Stated exercise = Skip all pictures, then copy the lines from the start of the data through the line with "55.5, 35.6, 43.0]", keeping both ends.

Supplied data =
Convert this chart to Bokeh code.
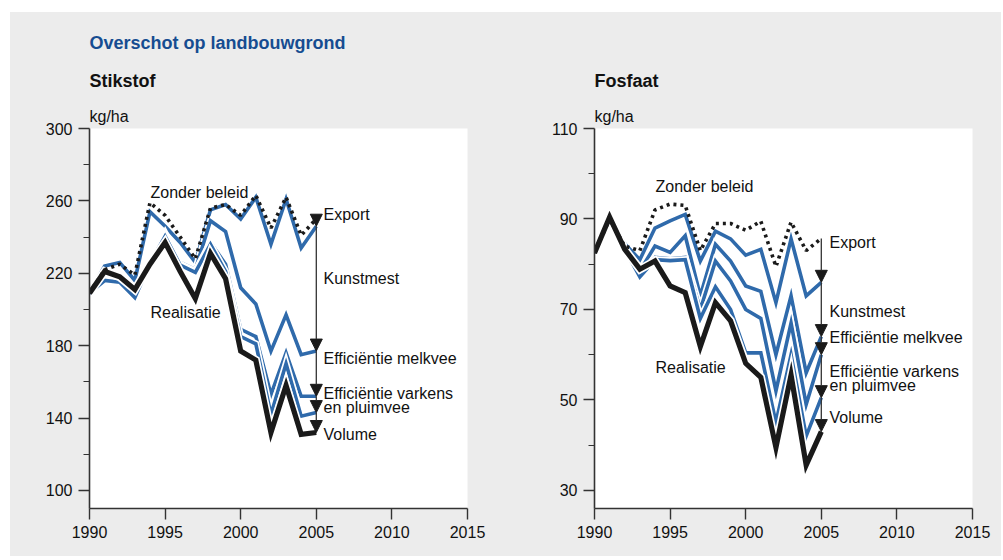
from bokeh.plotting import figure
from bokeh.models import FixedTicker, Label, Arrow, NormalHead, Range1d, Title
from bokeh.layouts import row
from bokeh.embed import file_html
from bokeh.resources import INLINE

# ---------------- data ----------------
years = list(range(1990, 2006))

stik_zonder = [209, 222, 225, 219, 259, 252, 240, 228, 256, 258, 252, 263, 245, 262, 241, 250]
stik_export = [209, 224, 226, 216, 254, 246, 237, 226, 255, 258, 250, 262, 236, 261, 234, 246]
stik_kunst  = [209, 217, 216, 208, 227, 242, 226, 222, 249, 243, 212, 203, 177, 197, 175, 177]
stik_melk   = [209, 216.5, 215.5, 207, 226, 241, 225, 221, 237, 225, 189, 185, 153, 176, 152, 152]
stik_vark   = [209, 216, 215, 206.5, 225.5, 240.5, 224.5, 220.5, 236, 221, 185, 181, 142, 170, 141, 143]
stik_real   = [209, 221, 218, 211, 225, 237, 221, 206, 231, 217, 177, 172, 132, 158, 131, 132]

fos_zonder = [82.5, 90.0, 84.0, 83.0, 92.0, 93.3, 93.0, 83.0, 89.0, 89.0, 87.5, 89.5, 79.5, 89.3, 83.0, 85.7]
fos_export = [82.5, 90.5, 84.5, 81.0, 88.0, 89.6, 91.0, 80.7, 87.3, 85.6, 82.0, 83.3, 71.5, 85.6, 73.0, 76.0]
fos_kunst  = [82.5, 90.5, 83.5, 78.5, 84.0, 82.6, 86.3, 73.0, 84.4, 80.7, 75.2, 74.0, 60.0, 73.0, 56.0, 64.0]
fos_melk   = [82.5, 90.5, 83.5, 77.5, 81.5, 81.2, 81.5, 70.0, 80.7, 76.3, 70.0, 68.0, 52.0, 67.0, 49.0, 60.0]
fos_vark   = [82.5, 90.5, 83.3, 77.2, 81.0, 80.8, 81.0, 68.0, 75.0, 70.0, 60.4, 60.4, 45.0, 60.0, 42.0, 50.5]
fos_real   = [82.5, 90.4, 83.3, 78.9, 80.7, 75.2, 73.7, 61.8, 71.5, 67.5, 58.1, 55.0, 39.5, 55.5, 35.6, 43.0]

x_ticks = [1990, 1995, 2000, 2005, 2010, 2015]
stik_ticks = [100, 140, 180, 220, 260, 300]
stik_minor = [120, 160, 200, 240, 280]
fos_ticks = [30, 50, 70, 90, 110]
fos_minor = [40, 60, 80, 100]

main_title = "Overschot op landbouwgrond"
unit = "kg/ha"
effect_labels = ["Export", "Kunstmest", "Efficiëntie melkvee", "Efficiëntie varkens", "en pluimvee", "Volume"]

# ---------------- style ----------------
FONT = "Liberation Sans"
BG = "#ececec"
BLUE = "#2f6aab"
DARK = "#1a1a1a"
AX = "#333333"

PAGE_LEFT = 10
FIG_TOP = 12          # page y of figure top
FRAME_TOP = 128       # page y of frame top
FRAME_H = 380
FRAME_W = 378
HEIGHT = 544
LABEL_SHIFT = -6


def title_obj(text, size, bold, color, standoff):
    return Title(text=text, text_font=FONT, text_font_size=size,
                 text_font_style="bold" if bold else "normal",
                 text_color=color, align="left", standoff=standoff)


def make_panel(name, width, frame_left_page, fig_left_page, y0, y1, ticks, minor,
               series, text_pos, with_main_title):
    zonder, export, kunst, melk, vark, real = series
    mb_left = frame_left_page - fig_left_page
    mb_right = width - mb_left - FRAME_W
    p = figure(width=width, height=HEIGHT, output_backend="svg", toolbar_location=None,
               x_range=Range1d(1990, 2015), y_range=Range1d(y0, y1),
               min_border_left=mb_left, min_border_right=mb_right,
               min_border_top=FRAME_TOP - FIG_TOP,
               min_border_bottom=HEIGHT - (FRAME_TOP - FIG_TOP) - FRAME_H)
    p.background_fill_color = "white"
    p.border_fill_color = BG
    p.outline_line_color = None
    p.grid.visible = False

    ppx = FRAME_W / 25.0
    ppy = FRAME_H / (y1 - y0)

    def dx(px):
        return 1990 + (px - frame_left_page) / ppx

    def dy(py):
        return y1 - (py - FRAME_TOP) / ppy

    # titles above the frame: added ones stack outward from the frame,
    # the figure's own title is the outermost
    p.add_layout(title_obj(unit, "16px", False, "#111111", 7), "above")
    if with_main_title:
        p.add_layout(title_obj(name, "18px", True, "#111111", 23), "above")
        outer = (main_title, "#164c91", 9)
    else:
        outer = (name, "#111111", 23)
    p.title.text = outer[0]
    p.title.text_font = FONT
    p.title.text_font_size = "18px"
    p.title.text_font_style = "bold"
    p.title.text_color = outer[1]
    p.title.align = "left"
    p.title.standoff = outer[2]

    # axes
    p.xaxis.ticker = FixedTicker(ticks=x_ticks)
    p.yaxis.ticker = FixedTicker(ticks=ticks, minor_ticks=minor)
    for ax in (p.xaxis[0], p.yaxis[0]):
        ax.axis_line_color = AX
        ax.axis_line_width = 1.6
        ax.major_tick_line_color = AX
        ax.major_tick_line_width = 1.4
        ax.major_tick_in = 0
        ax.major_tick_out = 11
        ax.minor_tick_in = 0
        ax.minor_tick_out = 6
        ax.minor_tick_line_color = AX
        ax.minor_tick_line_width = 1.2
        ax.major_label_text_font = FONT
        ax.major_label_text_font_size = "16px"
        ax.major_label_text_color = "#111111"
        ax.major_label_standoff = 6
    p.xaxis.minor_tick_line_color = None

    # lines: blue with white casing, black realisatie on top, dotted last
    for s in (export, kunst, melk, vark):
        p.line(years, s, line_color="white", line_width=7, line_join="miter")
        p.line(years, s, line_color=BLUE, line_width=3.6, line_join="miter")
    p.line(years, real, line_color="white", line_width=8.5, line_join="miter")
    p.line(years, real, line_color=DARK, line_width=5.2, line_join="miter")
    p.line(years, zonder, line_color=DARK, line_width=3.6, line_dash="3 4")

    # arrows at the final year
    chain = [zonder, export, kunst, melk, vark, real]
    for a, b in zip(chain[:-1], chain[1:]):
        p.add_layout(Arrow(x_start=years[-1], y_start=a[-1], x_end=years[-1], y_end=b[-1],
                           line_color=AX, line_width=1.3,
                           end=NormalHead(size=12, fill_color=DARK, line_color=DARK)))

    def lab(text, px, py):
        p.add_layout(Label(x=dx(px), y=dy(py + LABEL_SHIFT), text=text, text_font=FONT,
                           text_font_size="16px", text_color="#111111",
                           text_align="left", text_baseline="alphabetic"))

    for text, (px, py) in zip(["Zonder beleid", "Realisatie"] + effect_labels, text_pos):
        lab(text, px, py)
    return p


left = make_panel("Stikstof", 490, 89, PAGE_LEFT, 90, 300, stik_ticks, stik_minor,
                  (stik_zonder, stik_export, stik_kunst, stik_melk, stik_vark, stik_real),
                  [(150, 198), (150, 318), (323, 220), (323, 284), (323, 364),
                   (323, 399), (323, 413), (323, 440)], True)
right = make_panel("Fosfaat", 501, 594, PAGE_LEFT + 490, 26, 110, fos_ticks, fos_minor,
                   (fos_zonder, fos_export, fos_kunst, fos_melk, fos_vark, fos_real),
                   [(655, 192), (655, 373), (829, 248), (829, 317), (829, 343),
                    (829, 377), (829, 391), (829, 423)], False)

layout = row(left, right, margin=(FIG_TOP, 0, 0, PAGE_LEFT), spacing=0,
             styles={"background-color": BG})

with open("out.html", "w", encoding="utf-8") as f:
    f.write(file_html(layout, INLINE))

Finished task =
Convert this chart to Bokeh code.
from bokeh.plotting import figure
from bokeh.models import FixedTicker, Label, Arrow, NormalHead, Range1d, Title
from bokeh.layouts import row
from bokeh.embed import file_html
from bokeh.resources import INLINE

# ---------------- data ----------------
years = list(range(1990, 2006))

stik_zonder = [209, 222, 225, 219, 259, 252, 240, 228, 256, 258, 252, 263, 245, 262, 241, 250]
stik_export = [209, 224, 226, 216, 254, 246, 237, 226, 255, 258, 250, 262, 236, 261, 234, 246]
stik_kunst  = [209, 217, 216, 208, 227, 242, 226, 222, 249, 243, 212, 203, 177, 197, 175, 177]
stik_melk   = [209, 216.5, 215.5, 207, 226, 241, 225, 221, 237, 225, 189, 185, 153, 176, 152, 152]
stik_vark   = [209, 216, 215, 206.5, 225.5, 240.5, 224.5, 220.5, 236, 221, 185, 181, 142, 170, 141, 143]
stik_real   = [209, 221, 218, 211, 225, 237, 221, 206, 231, 217, 177, 172, 132, 158, 131, 132]

fos_zonder = [82.5, 90.0, 84.0, 83.0, 92.0, 93.3, 93.0, 83.0, 89.0, 89.0, 87.5, 89.5, 79.5, 89.3, 83.0, 85.7]
fos_export = [82.5, 90.5, 84.5, 81.0, 88.0, 89.6, 91.0, 80.7, 87.3, 85.6, 82.0, 83.3, 71.5, 85.6, 73.0, 76.0]
fos_kunst  = [82.5, 90.5, 83.5, 78.5, 84.0, 82.6, 86.3, 73.0, 84.4, 80.7, 75.2, 74.0, 60.0, 73.0, 56.0, 64.0]
fos_melk   = [82.5, 90.5, 83.5, 77.5, 81.5, 81.2, 81.5, 70.0, 80.7, 76.3, 70.0, 68.0, 52.0, 67.0, 49.0, 60.0]
fos_vark   = [82.5, 90.5, 83.3, 77.2, 81.0, 80.8, 81.0, 68.0, 75.0, 70.0, 60.4, 60.4, 45.0, 60.0, 42.0, 50.5]
fos_real   = [82.5, 90.4, 83.3, 78.9, 80.7, 75.2, 73.7, 61.8, 71.5, 67.5, 58.1, 55.0, 39.5, 55.5, 35.6, 43.0]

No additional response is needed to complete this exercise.